Configuration method
This method allows you to select a configuration type.
Options
-
JDBC: JDBC (Java Database Connectivity) provides a standardized approach to connect to Databricks databases. This method allows you to add a JDBC URL for authentication.
-
Use form properties: This method allows you to customize and define specific connection parameters such as host, port, HTTP path, default catalog, and default schema.
JDBC URL
JDBC URL (Java Database Connectivity Uniform Resource Locator) is a string of characters that specifies the address and parameters needed to connect to a Databricks database using JDBC.
Example format:
jdbc:databricks://<server-hostname>:443;httpPath=<http-path>[;<setting1>=<value1>;<setting2>=<value2>;<settingN>=<valueN>]
-
<server-hostname>
: Replace this placeholder with the hostname or IP address of your Databricks workspace server. -
443
: Indicates the port number (default is 443) for the JDBC connection. -
httpPath=<http-path>
: Specifies the HTTP path for the connection. -
[;<setting1>=<value1>;<setting2>=<value2>;<settingN>=<valueN>]
: Additional optional settings and their corresponding values. These settings can include authentication details, catalog, schema, etc.
Learn more about JDBC URL
Personal access token
A Personal Access Token is a secure authentication token used to access resources within Databricks.
To create a Databricks personal access token, go to User Settings in your workspace, navigate to Developer, click Manage next to Access tokens, and generate a new token, e.g., dapi69test66c547ee2sample51d9f1007
.
Learn more about Personal access tokens
Host
This property specifies the server hostname or IP address of your Databricks workspace.
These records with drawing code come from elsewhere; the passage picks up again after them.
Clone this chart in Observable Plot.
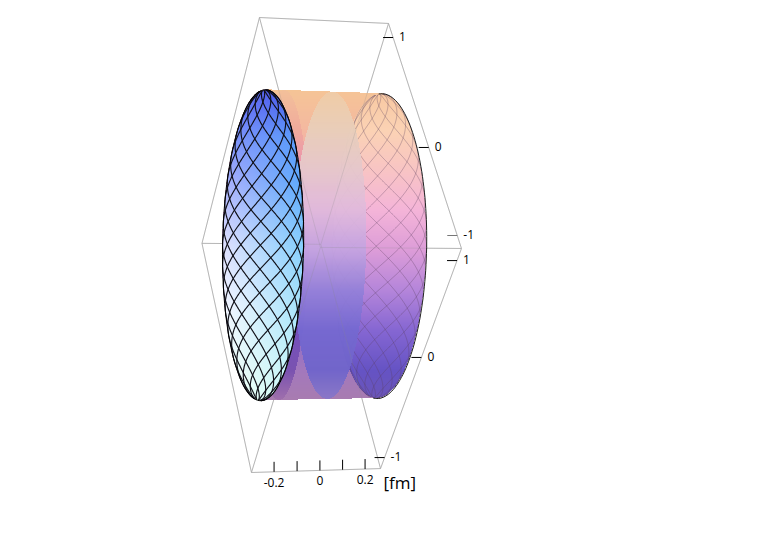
<!DOCTYPE html>
<html><head><meta charset="utf-8">
<script src="https://cdn.jsdelivr.net/npm/d3@7"></script>
<script src="https://cdn.jsdelivr.net/npm/@observablehq/plot@0.6"></script>
<style>html,body{margin:0;padding:0;background:#fff}svg{display:block}</style>
</head><body><div id="chart"></div>
<script>
// ---- values ----
const fmTicks = [-0.2, -0.1, 0, 0.1, 0.2];
const fmTickLabels = ["-0.2", "", "0", "", "0.2"];
const upperLabels = ["1", "0", "-1"];
const upperAt = [-0.863, 0.151, 0.895];   // place along the upper right box edge
const lowerLabels = ["1", "0", "-1"];
const lowerAt = [0.90, 0.06, -0.89];      // place along the lower right box edge
const boxSides = [-1, 1];
const discRadius = 0.965;
const leftEnd = -0.925, rightEnd = 0.87;  // ends of the cylinder along the fm axis
const twist = 195, meshStep = 30;         // mesh of crossing helical lines

// colours down the picture
const rowStops = [90, 130, 170, 210, 250, 290, 330, 370, 400];
const sideColors  = ["#f5c496","#f4b8a0","#efa6ae","#e79cc6","#cb8fd4","#a87cd4","#8e6cc8","#a378bc","#a87cb0"];
const wallColors  = ["#f8c8a0","#fbd2b4","#f8c4c4","#f4b4d8","#dc9cd8","#b485da","#8566d2","#6553c4","#6a55b8"];
const lensColors  = ["#efcba6","#e8ceba","#e5c7cc","#e0b9dc","#c3a2e0","#9480d8","#7568d0","#6f64ca","#8a78c8"];
const bandColors  = ["#f3c09a","#f0aa9c","#ea90b0","#e284c4","#b86cc8","#9058c4","#7450bc","#7a52b0","#a070ac"];
const faceStops   = [1, 0.7, 0.4, 0, -0.4, -1];
const faceLeft    = ["#5a68f4","#7a90fa","#a8b0fc","#dfe0fe","#f2f5ff","#e8fff5"];
const faceRight   = ["#4d55e8","#5c9bfb","#60aafc","#85cffc","#a8e4fc","#d8fcf8"];

// ---- camera: box coordinates to the picture plane ----
function project([X, Y, Z]) {
  const w = 1 + 0.011 * X - 0.0476 * Y - 0.0484 * Z;
  return [(320.2 + 68.05 * X + 14.9 * Y + 18.65 * Z) / w,
          (245.2 + 3.2 * X + 101.85 * Y - 123.35 * Z) / w];
}
const fmToBox = (fm) => 0.05 + 3.53 * fm;
const P = (p) => { const [x, y] = project(p); return {x, y}; };

// box edges
const edges = [];
for (const Y of boxSides) for (const Z of boxSides) edges.push([[-1,Y,Z],[1,Y,Z]]);
for (const X of boxSides) for (const Z of boxSides) edges.push([[X,-1,Z],[X,1,Z]]);
for (const X of boxSides) for (const Y of boxSides) edges.push([[X,Y,-1],[X,Y,1]]);
const edgeLinks = edges.map(([a, b]) => { const p = P(a), q = P(b); return {x1:p.x,y1:p.y,x2:q.x,y2:q.y}; });

// disc points: h across the picture, w up the picture
const disc = (X, h, w, k = 0) => {
  const y = discRadius * (h - w) / Math.SQRT2, z = discRadius * (h + w) / Math.SQRT2;
  return [X + k * (y + z), y, z];
};
const angles = d3.range(0, 360, 2).map((d) => d * Math.PI / 180);
const ring = (X, k = 0) => angles.map((a) => project(disc(X, Math.cos(a), Math.sin(a), k)));
const span = (poly, y) => {
  const xs = [];
  for (let i = 0; i < poly.length; i++) {
    const [a, b] = poly[i], [c, d] = poly[(i + 1) % poly.length];
    if ((b <= y && d > y) || (d <= y && b > y)) xs.push(a + (y - b) / (d - b) * (c - a));
  }
  return xs.length ? [d3.min(xs), d3.max(xs)] : null;
};
const leftRing = ring(leftEnd), rightRing = ring(rightEnd);
const hull = d3.polygonHull([...leftRing, ...rightRing]);
const lensRing = ring(0.11, -0.09);
const bandRing = ring(leftEnd + 0.3, -0.16);

const rows = d3.range(86, 404);
const ramp = (colors) => d3.scaleLinear().domain(rowStops).range(colors).clamp(true);
const layer = (poly, colors) => {
  const c = ramp(colors);
  return rows.flatMap((y) => { const s = span(poly, y + 0.5);
    return s ? [{x1:s[0], x2:s[1], y1:y, y2:y + 1, fill:c(y)}] : []; });
};

// mesh: crossing helical lines through the disc
const offsets = d3.range(-360, 361, meshStep);
const heights = d3.range(-0.995, 1, 0.005);
function mesh(X) {
  const out = [];
  for (const sign of [1, -1]) for (const o of offsets) {
    let run = 0, prevIn = false;
    for (const w of heights) {
      const lon = o + sign * twist * w;
      const ok = Math.abs(lon) <= 90;
      if (ok && !prevIn) run++;
      prevIn = ok;
      if (!ok) continue;
      const h = Math.sqrt(1 - w * w) * Math.sin(lon * Math.PI / 180);
      out.push({...P(disc(X, h, w)), id:`${sign}:${o}:${run}`});
    }
  }
  return out;
}
const leftOutline = [...leftRing, leftRing[0]].map(([x, y]) => ({x, y}));
const rightOutline = d3.range(-90, 91, 2).map((d) => {
  const a = d * Math.PI / 180; return P(disc(rightEnd, Math.cos(a), Math.sin(a)));
});

// face colour
const leftRamp = d3.scaleLinear().domain(faceStops).range(faceLeft).clamp(true);
const rightRamp = d3.scaleLinear().domain(faceStops).range(faceRight).clamp(true);
const yTop = d3.min(leftRing, (d) => d[1]), yBot = d3.max(leftRing, (d) => d[1]);
const faceFill = (x, y) => {
  const s = span(leftRing, y);
  if (!s || x < s[0] || x > s[1]) return null;
  const w = 1 - 2 * (y - yTop) / (yBot - yTop), t = (x - s[0]) / (s[1] - s[0]);
  return d3.interpolateRgb(leftRamp(w), rightRamp(w))(t);
};

// ticks and labels
const upper = upperAt.map((Y, i) => ({...P([1, Y, 1]), label:upperLabels[i]}));
const lower = lowerAt.map((Z, i) => ({...P([1, 1, Z]), label:lowerLabels[i]}));
const bottom = fmTicks.map((fm, i) => ({...P([fmToBox(fm), 1, -1]), label:fmTickLabels[i]}));
const unit = {...P([1, 1, -1]), label:"[fm]"};
const font = "'Open Sans', sans-serif";

const plot = Plot.plot({
  width: 763, height: 545, margin: 0,
  x: {domain: [0, 763], range: [0, 763], axis: null},
  y: {domain: [0, 545], range: [0, 545], axis: null},
  color: {type: "identity"},
  style: {background: "#fff", fontFamily: font},
  marks: [
    Plot.link(edgeLinks, {x1:"x1", y1:"y1", x2:"x2", y2:"y2", stroke:"#c4c4c4", strokeWidth:1}),
    Plot.rect(layer(hull, sideColors), {x1:"x1", x2:"x2", y1:"y1", y2:"y2", fill:"fill", shapeRendering:"crispEdges"}),
    Plot.rect(layer(rightRing, wallColors), {x1:"x1", x2:"x2", y1:"y1", y2:"y2", fill:"fill", shapeRendering:"crispEdges"}),
    Plot.line(mesh(rightEnd), {x:"x", y:"y", z:"id", stroke:"#5a3f5f", strokeOpacity:0.33, strokeWidth:1}),
    Plot.rect(layer(bandRing, bandColors), {x1:"x1", x2:"x2", y1:"y1", y2:"y2", fill:"fill", shapeRendering:"crispEdges"}),
    Plot.rect(layer(lensRing, lensColors), {x1:"x1", x2:"x2", y1:"y1", y2:"y2", fill:"fill", fillOpacity:0.96, shapeRendering:"crispEdges"}),
    Plot.link(edgeLinks, {x1:"x1", y1:"y1", x2:"x2", y2:"y2", stroke:"#8a8a8a", strokeOpacity:0.22, strokeWidth:1}),
    Plot.raster({x1:0, y1:0, x2:763, y2:545, pixelSize:1, fill:faceFill}),
    Plot.line(mesh(leftEnd), {x:"x", y:"y", z:"id", stroke:"#101018", strokeWidth:1.15}),
    Plot.line(leftOutline, {x:"x", y:"y", stroke:"#000", strokeWidth:1}),
    Plot.line(rightOutline, {x:"x", y:"y", stroke:"#222", strokeWidth:1}),
    Plot.link(upper, {x1:(d) => d.x - 10, x2:"x", y1:"y", y2:"y", stroke:(d) => d.label === "-1" ? "#777" : "#000"}),
    Plot.link(lower, {x1:(d) => d.x - 10, x2:"x", y1:"y", y2:"y", stroke:"#000"}),
    Plot.link(bottom, {x1:"x", x2:"x", y1:"y", y2:(d) => d.y - 10, stroke:"#000"}),
    Plot.text(upper, {x:"x", y:"y", text:"label", dx:6, textAnchor:"start", fontSize:12, fill:"#000"}),
    Plot.text(lower, {x:"x", y:"y", text:"label", dx:6, textAnchor:"start", fontSize:12, fill:"#000"}),
    Plot.text(bottom, {x:"x", y:"y", text:"label", dy:11, fontSize:12, fill:"#000"}),
    Plot.text([unit], {x:"x", y:"y", text:"label", dx:3, dy:15, textAnchor:"start", fontSize:17, fill:"#000"})
  ]
});
document.getElementById("chart").append(plot);
</script></body></html>
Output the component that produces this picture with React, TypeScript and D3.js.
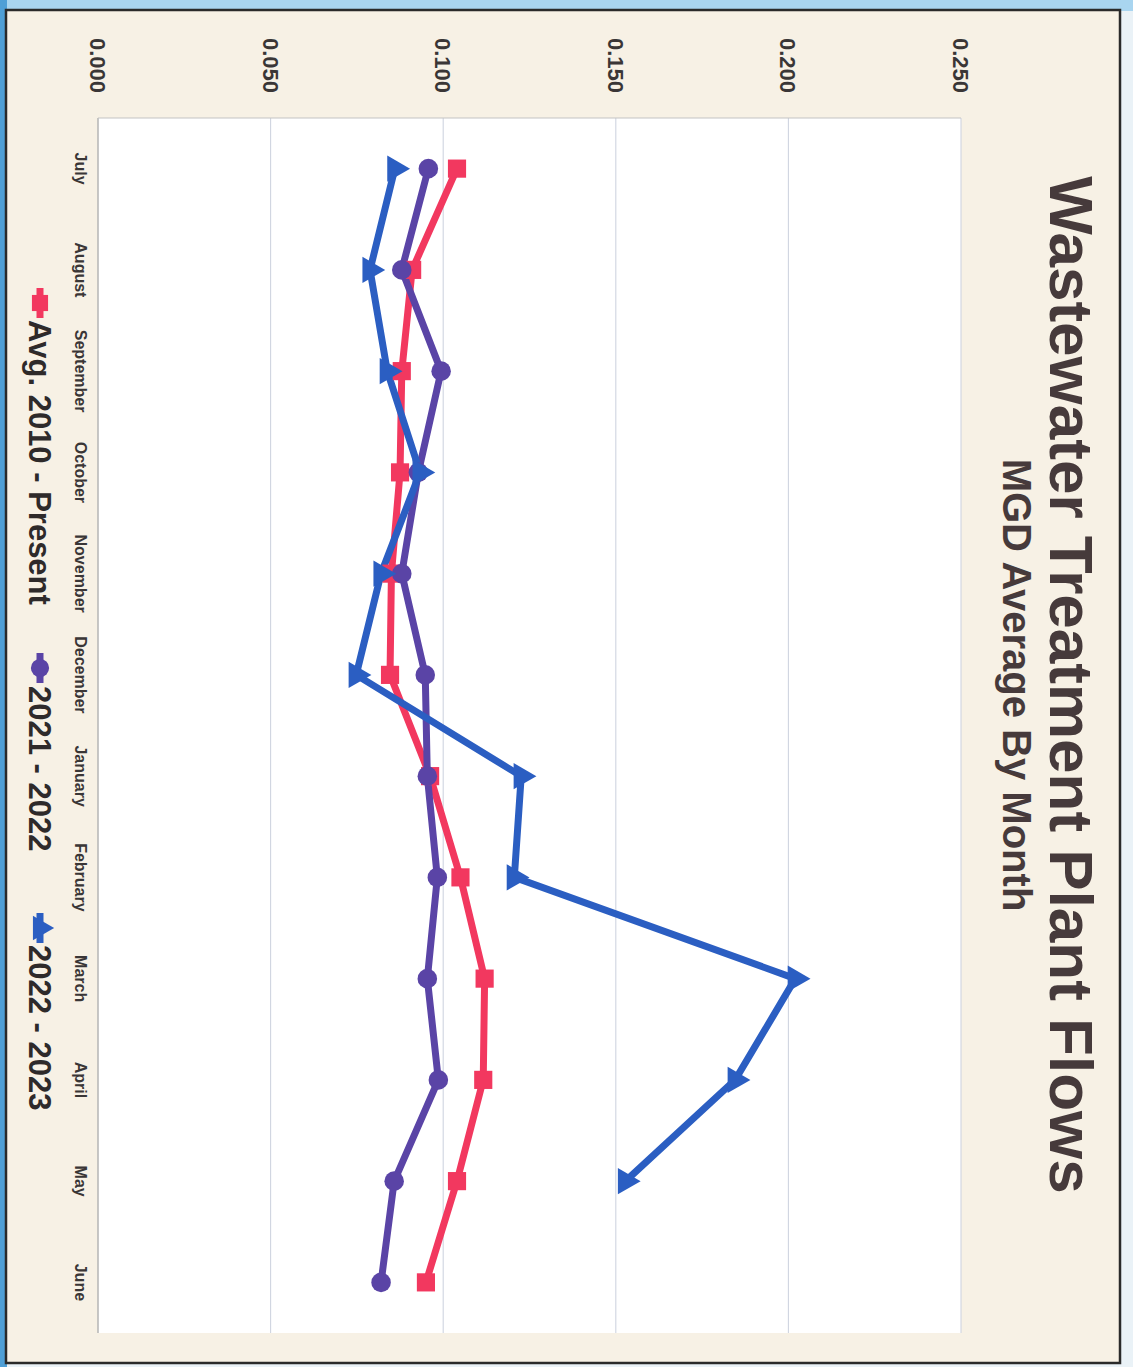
import React from "react";
import * as d3 from "d3";

// Monthly average flows (MGD), fiscal year July → June
const months = [
  "July", "August", "September", "October", "November", "December",
  "January", "February", "March", "April", "May", "June",
];
const avg2010Present = [0.104, 0.091, 0.088, 0.0875, 0.085, 0.0846, 0.0962, 0.105, 0.112, 0.1116, 0.104, 0.095];
const fy2021_2022 = [0.0957, 0.088, 0.0994, 0.0928, 0.088, 0.0948, 0.0954, 0.0983, 0.0954, 0.0986, 0.0858, 0.082];
const fy2022_2023: (number | null)[] = [0.086, 0.0788, 0.0838, 0.0933, 0.082, 0.0748, 0.1226, 0.1206, 0.202, 0.1846, 0.1528, null];
const valueTicks = [0, 0.05, 0.1, 0.15, 0.2, 0.25];

const seriesNames = ["Avg. 2010 - Present", "2021 - 2022", "2022 - 2023"];
const seriesColors = ["#f2385f", "#5a44a6", "#2b5ec2"];

const W = 1133;
const H = 1367;

const font = "'Liberation Sans', Arial, Helvetica, sans-serif";

export default function App() {
  // chart is laid out landscape in the inner frame and turned a quarter turn clockwise
  const plot = { left: 118, right: 1333, top: 172, bottom: 1035 };

  const x = d3.scaleBand<string>().domain(months).range([plot.left, plot.right]).paddingInner(0).paddingOuter(0);
  const cx = (m: string) => (x(m) as number) + x.bandwidth() / 2;
  const y = d3.scaleLinear().domain([0, 0.25]).range([plot.bottom, plot.top]);

  const line = d3
    .line<number | null>()
    .defined((d) => d != null)
    .x((_, i) => cx(months[i]))
    .y((d) => y(d as number));

  const data = [avg2010Present, fy2021_2022, fy2022_2023];

  const symbolTypes = [d3.symbolSquare, d3.symbolCircle, d3.symbolTriangle];
  const symbolSizes = [330, 300, 300];

  const legendItems = [
    { u: 303, tx: 320 },
    { u: 668, tx: 686 },
    { u: 928, tx: 945 },
  ];

  return (
    <svg
      width={W}
      height={H}
      viewBox={`0 0 ${W} ${H}`}
      style={{ position: "absolute", left: 0, top: 0, display: "block" }}
    >
      {/* surroundings of the page */}
      <rect x={0} y={0} width={W} height={H} fill="#eaf2f7" />
      <rect x={0} y={0} width={W} height={11} fill="#a9d5f0" />
      <rect x={0} y={0} width={7} height={H} fill="#4f9fd6" />
      {/* page */}
      <rect x={6} y={10} width={1114} height={1353} fill="#f7f1e5" stroke="#2a2a2a" strokeWidth={2.5} />

      <g transform={`translate(${W},0) rotate(90)`}>
        {/* plot area */}
        <rect x={plot.left} y={plot.top} width={plot.right - plot.left} height={plot.bottom - plot.top} fill="#ffffff" />

        {/* value gridlines */}
        {valueTicks.slice(1).map((t) => (
          <line key={t} x1={plot.left} x2={plot.right} y1={y(t)} y2={y(t)} stroke="#cfd4e0" strokeWidth={1.1} />
        ))}
        {/* axes */}
        <line x1={plot.left} x2={plot.right} y1={plot.bottom} y2={plot.bottom} stroke="#b5b5b5" strokeWidth={1.5} />
        <line x1={plot.left} x2={plot.left} y1={plot.top} y2={plot.bottom} stroke="#c4c4c4" strokeWidth={1.2} />

        {/* value labels */}
        {valueTicks.map((t) => (
          <text
            key={t}
            x={93}
            y={y(t)}
            dy="0.36em"
            textAnchor="end"
            fontFamily={font}
            fontSize={22}
            fontWeight="bold"
            fill="#3a3636"
          >
            {d3.format(".3f")(t)}
          </text>
        ))}

        {/* category labels */}
        {months.map((m) => (
          <text key={m} x={cx(m)} y={1058} textAnchor="middle" fontFamily={font} fontSize={16} fontWeight="bold" fill="#3a3636">
            {m}
          </text>
        ))}

        {/* series lines */}
        {data.map((vals, si) => (
          <path
            key={si}
            d={line(vals) as string}
            fill="none"
            stroke={seriesColors[si]}
            strokeWidth={7}
            strokeLinejoin="miter"
          />
        ))}
        {/* markers */}
        {data.map((vals, si) =>
          vals.map((v, i) =>
            v == null ? null : (
              <path
                key={`${si}-${i}`}
                d={d3.symbol(symbolTypes[si], symbolSizes[si])() as string}
                transform={`translate(${cx(months[i])},${y(v)})`}
                fill={seriesColors[si]}
              />
            )
          )
        )}

        {/* title */}
        <text x={685} y={83} textAnchor="middle" fontFamily={font} fontSize={62} fontWeight="bold" fill="#463a3b">
          Wastewater Treatment Plant Flows
        </text>
        <text x={685} y={130} textAnchor="middle" fontFamily={font} fontSize={40} fontWeight="bold" fill="#463a3b">
          MGD Average By Month
        </text>

        {/* legend */}
        {seriesNames.map((name, si) => (
          <g key={name}>
            <line
              x1={legendItems[si].u - 15}
              x2={legendItems[si].u + 15}
              y1={1093}
              y2={1093}
              stroke={seriesColors[si]}
              strokeWidth={7}
            />
            <path
              d={d3.symbol(symbolTypes[si], 260)() as string}
              transform={`translate(${legendItems[si].u},1093)`}
              fill={seriesColors[si]}
            />
            <text x={legendItems[si].tx} y={1104} fontFamily={font} fontSize={31} fontWeight="bold" fill="#2e2a2a">
              {name}
            </text>
          </g>
        ))}
      </g>
    </svg>
  );
}
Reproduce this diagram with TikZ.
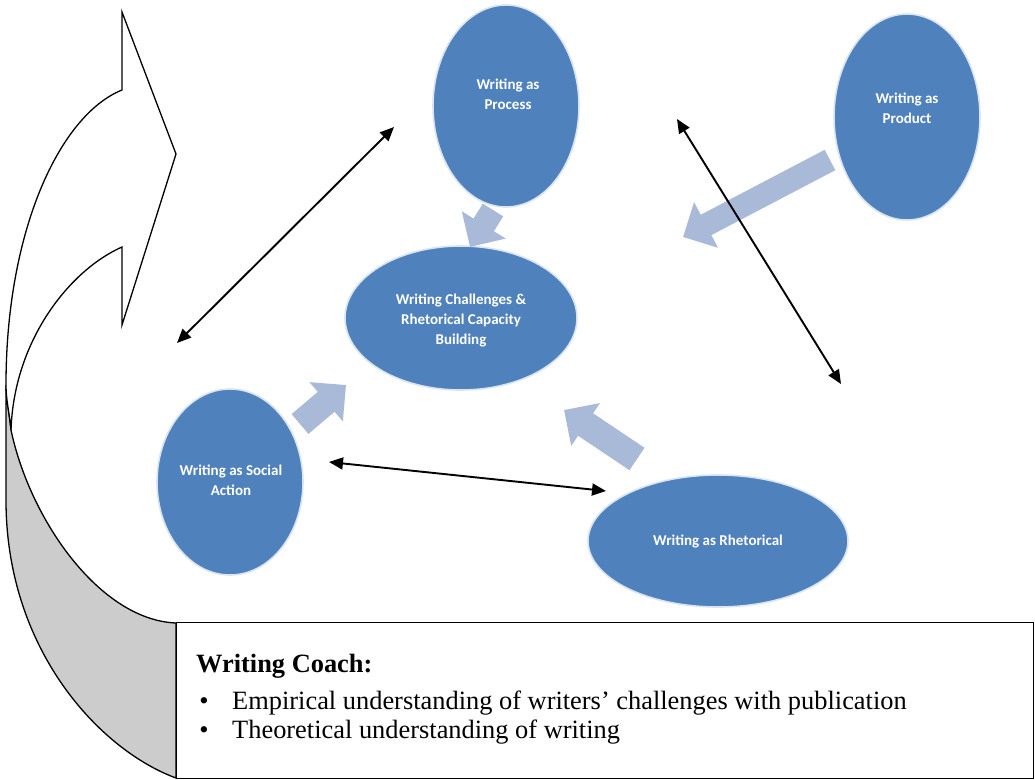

Example, dbc-dbtest-ea55.cloud.databricks.com
Port
This property defines the port number to establish the connection. The default port is set to 443
, which is commonly used for secure HTTPS connections.
HTTP Path
Indicates the path for the HTTP connection. It represents the specific endpoint or location within your Databricks workspace where the connection is directed. Example, /sql/1.0/warehouses/6123123test
Default Catalog
Refers to the default database catalog to be used in your Databricks connection. It specifies the database where the tables and data are stored.
Default Schema
This property defines the default schema to be used in the connection. A schema is a logical container for database objects (tables, views, etc.), and specifying a default schema streamlines queries by indicating where to find these objects.
Query Databricks
The following section provides examples of creating basic CRUD queries on Databricks. The syntax and operations are similar to standard SQL, and Databricks supports common SQL commands for creating, reading, updating, and deleting data.
Fetch data
-- Use quotes for non-integer values
SELECT *
FROM default.customer
LIMIT {{ tableUsers.pageSize }} OFFSET {{ tableUsers.pageOffset }};
This comment fetches customer data from the default.customer
table using the page size and offset values provided by Table widget. If the values are non-integer, make sure to enclose them in quotes.
Update data
-- Use quotes for non-integer values
UPDATE default.customer
SET email = '{{emailInput.text}}'
WHERE id = {{ tableUsers.selectedRow.id}};
This command dynamically updates customer details based on user input. If the values are non-integer, make sure to enclose them in quotes.
Insert data
-- Use quotes for non-integer values
INSERT INTO default.customer
VALUES (
'{{ nameInput.text }}',
'{{ genderDropdown.selectedOptionValue }}',
'{{ emailInput.text }}'
);
This command dynamically inserts a new customer into the database. If the values are non-integer, make sure to enclose them in quotes.
Delete data
-- Use quotes for non-integer values
DELETE FROM default.customer
WHERE id = {{tableUsers.selectedRow.id}};
This command dynamically deletes a customer based on their ID, obtained from the selected row in the Table. If the values are non-integer, make sure to enclose them in quotes.